12 bucks for Project Justice? Absolutely!
12 bucks for Giga Wing 2? Take my money!
12 bucks for Power Stone? Totally!
12 bucks for Virtual On: Oratorio Tangram? Done and Done!
12 bucks for Shenmue? Sure!
12 bucks for Soul Calibur from back when it was all Namco characters? Most Definitely.
12 bucks for Maken X? I’m there!
And there goes this blogger’s monthly game-budget.
There are a couple of reasons that this seems to be a logical choice for SEGA and Nintendo. First of all, the Wii U is shown to be capable of more than perfectly emulating consoles up to the PS3 and XBox 360 levels of power. Games like Batman and Ninja Gaiden 3 Razor’s Edge demonstrated this in the Wii U Launch window. Comboing this into Nintendo’s dedication to their Virtual Console platform, the mere 1GB capacity of Dreamcast discs allows for even basic Wii U owners to download around 8 Dreamcast VC titles, if the Dreamcast VC is the only reason they buy the Wii U. Secondly, SEGA can still aim for long-tail sales of their titles such as Sonic Lost World and their Sonic/Mario Olympic title, if they continue to support those games with patches as they have been, and if they continue to support the Wii U itself with more games to attract the SEGA crowd. Third, the statement “The Wii U is a Dreamcast” becomes a selling-point rather than a jab against it.
Finally, and probably most importantly, SEGA is going to want to capitalize on the Bayonetta 2 noise as much as possible, especially in these months leading up to that game’s release. Bayonetta is a SEGA franchise, and they’re going to want to ensure that Nintendo is successful with the upcoming Bayonetta 2 by getting all kinds of SEGA fans on board the Wii U.
With the recent resurgence or demands for a Shenmue sequel, SEGA could gauge exactly how many of those people would be willing to put their money on such a project with a Shenmue-Dreamcast-VC release.
SEGA went all out in providing a selection of 3D Classics for the 3DS. They could potentially be doing the same for the Wii U Gamepad, enhancing VMU elements of their Dreamcast software to work in colour, with a higher framerate, or even swapping out the original VMU functionality to that of the Gamecube-GBA connectivity software (for example, offering Sonic Adventure 2 Battle and Sonic Advance together as a double-VC Deal, allowing download-play to NNIDs linked to both a Wii U and 3DS)
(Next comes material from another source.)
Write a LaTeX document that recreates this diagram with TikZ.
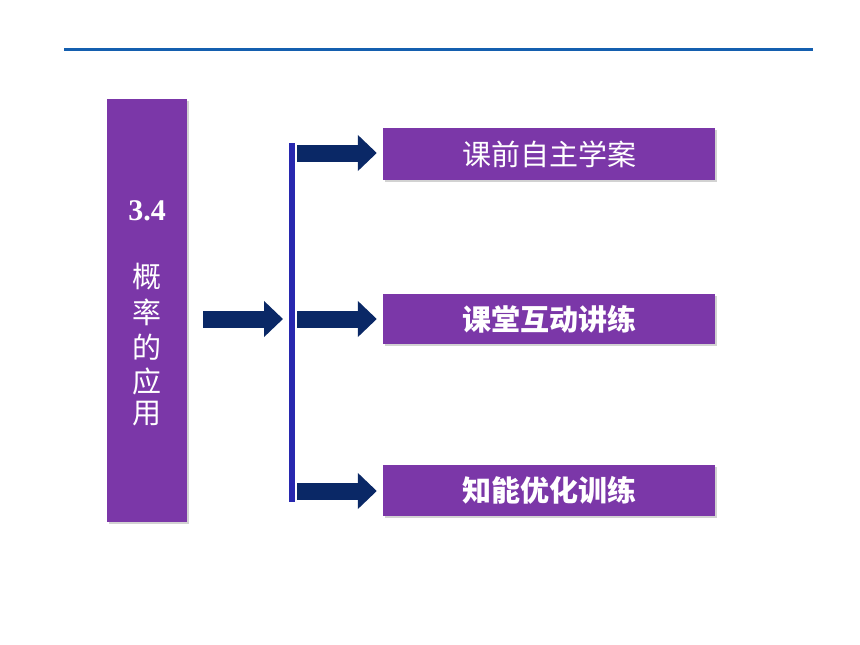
\documentclass[tikz,border=0pt]{standalone}
\usepackage{fontspec}
\setmainfont{Liberation Serif}
\newfontfamily\cjk{Noto Sans CJK SC}
\usetikzlibrary{arrows.meta,shadows,calc}
\definecolor{topline}{RGB}{20,95,175}
\definecolor{boxpurple}{RGB}{123,55,168}
\definecolor{barblue}{RGB}{40,40,175}
\definecolor{navy}{RGB}{10,40,102}
\tikzset{
  pbox/.style={fill=boxpurple, draw=none, inner sep=0pt, text=white,
    drop shadow={shadow xshift=1.5pt, shadow yshift=-2pt, opacity=0.35}},
  bigarrow/.style={draw=navy, line width=17pt, line cap=butt,
    -{Triangle[length=19pt,width=35pt]}},
  boxtext/.style={font=\cjk\fontsize{29}{32}\selectfont},
  boldtext/.style={font=\cjk\bfseries\fontsize{29}{32}\selectfont},
  sidechar/.style={text=white, inner sep=0pt, font=\cjk\fontsize{29}{30}\selectfont}
}
\begin{document}
\begin{tikzpicture}[x=1pt,y=-1pt]
\useasboundingbox (0,0) rectangle (860,645);
\fill[white] (0,0) rectangle (860,645);
% top rule
\coordinate (tl) at (64,49);
\coordinate (tr) at (813,49);
\draw[topline, line width=3pt] (tl) -- (tr);
% left box
\node[pbox, minimum width=80pt, minimum height=423pt] (left) at (147,310.5) {};
\node[text=white, font=\bfseries\fontsize{30}{32}\selectfont] (num) at (147,211) {3.4};
\node[sidechar] (c1) at (147,277) {概};
\node[sidechar] (c2) at (147,312) {率};
\node[sidechar] (c3) at (147,347) {的};
\node[sidechar] (c4) at (147,381) {应};
\node[sidechar] (c5) at (147,414) {用};
% right boxes
\node[pbox, minimum width=332pt, minimum height=52pt, boxtext] (b1) at (549,154) {课前自主学案};
\node[pbox, minimum width=332pt, minimum height=50pt, boldtext] (b2) at (549,319) {课堂互动讲练};
\node[pbox, minimum width=332pt, minimum height=51pt, boldtext] (b3) at (549,490.5) {知能优化训练};
% vertical bar
\coordinate (bartop) at (292,143);
\coordinate (barbot) at (292,502);
\draw[barblue, line width=6pt] (bartop) -- (barbot);
% arrows
\coordinate (ain) at (203,319);
\coordinate (aout) at (283,319);
\draw[bigarrow] (ain) -- (aout);
\coordinate (s1) at (297,153);
\coordinate (s2) at (297,319);
\coordinate (s3) at (297,491);
\draw[bigarrow, shorten >=6pt] (s1) -- (b1.west |- s1);
\draw[bigarrow, shorten >=6pt] (s2) -- (b2.west |- s2);
\draw[bigarrow, shorten >=6pt] (s3) -- (b3.west |- s3);
\end{tikzpicture}
\end{document}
Similarly, third parties such as Ubisoft’s investments in Nintendo hint that they shouldn’t have much trouble releasing Grandia 2 on the Wii U Virtual Console as an early offering. And in the same vein, CAPCOM has already shown some big support of the Wii U and it wouldn’t take much for them to continue that support, and make available Rival Schools Project Justice, Tech Romancer, Puzzle Fighter, Code Veronica and other titles of theirs available for the Dreamcast Virtual Console for the Wii U.
On a smaller note, ATLUS’s closeness with Nintendo lately allowed them to release the previously never-localized SMT: Soul Hackers for the 3DS. A Dreamcast Virtual Console for the Wii U might allow their overlooked DC title, Maken X, another chance to get sold and appreciated by a savvy gaming audience.
Nintendo launched the Virtual Console service for the Wii by allowing downloads of games from the NES, SNES, N64, SEGA’s Master System, Genesis/Megadrive, and 32X, the TurboGrafx16 and Turbo Duo, and even the SNK Neo Geo and other Arcade hardware. They’ve added Gameboy and Game Gear VC to the 3DS, and SEGA has taken the touble to enhance its 3DS VC games into 3D Classics. This blogger has little doubt that the Dreamcast will be soon, if not the first new VC Console of the Wii U, with more to come.
While waiting, this blogger will be working on his high score in 3D Space Harrier.